start

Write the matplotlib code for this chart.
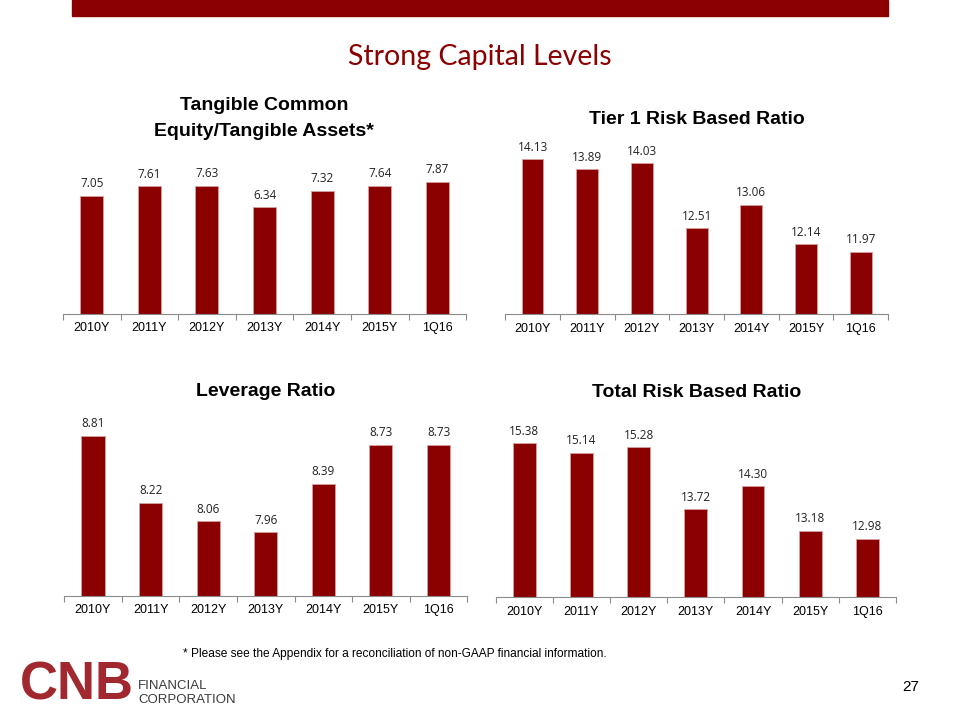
import numpy as np
import matplotlib
matplotlib.use("Agg")
import matplotlib.pyplot as plt
from matplotlib.patches import Rectangle

# data
periods = ["2010Y", "2011Y", "2012Y", "2013Y", "2014Y", "2015Y", "1Q16"]
tce_ta = [7.05, 7.61, 7.63, 6.34, 7.32, 7.64, 7.87]
tier1 = [14.13, 13.89, 14.03, 12.51, 13.06, 12.14, 11.97]
leverage = [8.81, 8.22, 8.06, 7.96, 8.39, 8.73, 8.73]
total_risk = [15.38, 15.14, 15.28, 13.72, 14.30, 13.18, 12.98]

W, H = 960, 720
BAR = "#8b0000"
EDGE = "#d9a0a0"

fig = plt.figure(figsize=(9.6, 7.2), dpi=100)
fig.patch.set_facecolor("white")


def box(left, top, right, bottom):
    # pixel box -> figure fraction
    return [left / W, 1 - bottom / H, (right - left) / W, (bottom - top) / H]


def bar_panel(pos, vals, ylim):
    ax = fig.add_axes(pos)
    x = np.arange(len(vals))
    ax.bar(x, vals, width=0.4, color=BAR, edgecolor=EDGE, linewidth=0.6,
           bottom=0, zorder=2)
    ax.set_ylim(*ylim)
    ax.set_xlim(-0.5, len(vals) - 0.5)
    for i, v in enumerate(vals):
        ax.annotate(f"{v:.2f}", (i, v), xytext=(0, 4), textcoords="offset points",
                    ha="center", va="bottom", fontsize=8.5, family="Open Sans",
                    color="#222222")
    for s in ["top", "right", "left"]:
        ax.spines[s].set_visible(False)
    ax.spines["bottom"].set_color("#8c8c8c")
    ax.spines["bottom"].set_linewidth(0.8)
    ax.set_yticks([])
    ax.set_xticks(np.arange(-0.5, len(vals), 1.0))
    ax.set_xticklabels([])
    ax.tick_params(axis="x", which="major", length=4, color="#8c8c8c", width=0.8)
    ax.set_xticks(x, minor=True)
    ax.set_xticklabels(periods, minor=True, fontsize=9, family="Liberation Sans")
    ax.tick_params(axis="x", which="minor", length=0, pad=6)
    ax.set_facecolor("none")
    return ax


bar_panel(box(62.9, 150, 466.1, 314), tce_ta, (0, 9.76))
bar_panel(box(505.2, 140, 888.2, 314.3), tier1, (10.5, 14.58))
bar_panel(box(64.2, 420, 467.3, 596), leverage, (7.4, 8.95))
bar_panel(box(495.6, 425, 896, 597.3), total_risk, (11.5, 15.84))


def ftext(x, y, s, **kw):
    fig.text(x / W, 1 - y / H, s, **kw)


title_kw = dict(ha="center", va="center", fontsize=14, fontweight="bold",
                family="Liberation Sans", color="black")
ftext(264, 106, "Tangible Common", **title_kw)
ftext(264, 131, "Equity/Tangible Assets*", **title_kw)
ftext(697, 119, "Tier 1 Risk Based Ratio", **title_kw)
ftext(266, 392, "Leverage Ratio", **title_kw)
ftext(697, 393, "Total Risk Based Ratio", **title_kw)

# header band and slide title
fig.patches.append(Rectangle((72 / W, 1 - 16 / H), (888 - 72) / W, 16 / H,
                             transform=fig.transFigure, color=BAR, zorder=0))
ftext(480, 57, "Strong Capital Levels", ha="center", va="center", fontsize=20.5,
      family="Lato", color="#8b0000")

# footnote, page number
ftext(183, 654, "* Please see the Appendix for a reconciliation of non-GAAP financial information.",
      ha="left", va="center", fontsize=8.6, family="Liberation Sans", color="black")
ftext(919, 687, "27", ha="right", va="center", fontsize=11,
      family="Liberation Sans", color="black")

# logo
ftext(20, 686, "CNB", ha="left", va="center", fontsize=38, fontweight="bold",
      family="Liberation Sans", color="#a0282e")
ftext(138, 686, "FINANCIAL", ha="left", va="center", fontsize=9.5,
      family="Liberation Sans", color="#3a3a3a")
ftext(138, 700, "CORPORATION", ha="left", va="center", fontsize=9.5,
      family="Liberation Sans", color="#3a3a3a")

fig.savefig("out.png", dpi=100, facecolor="white")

end

## Set problem
Identify all lines where the word "matplotlib" shows up. Copy them.

## Final answer
Write the matplotlib code for this chart.
import matplotlib
matplotlib.use("Agg")
import matplotlib.pyplot as plt
from matplotlib.patches import Rectangle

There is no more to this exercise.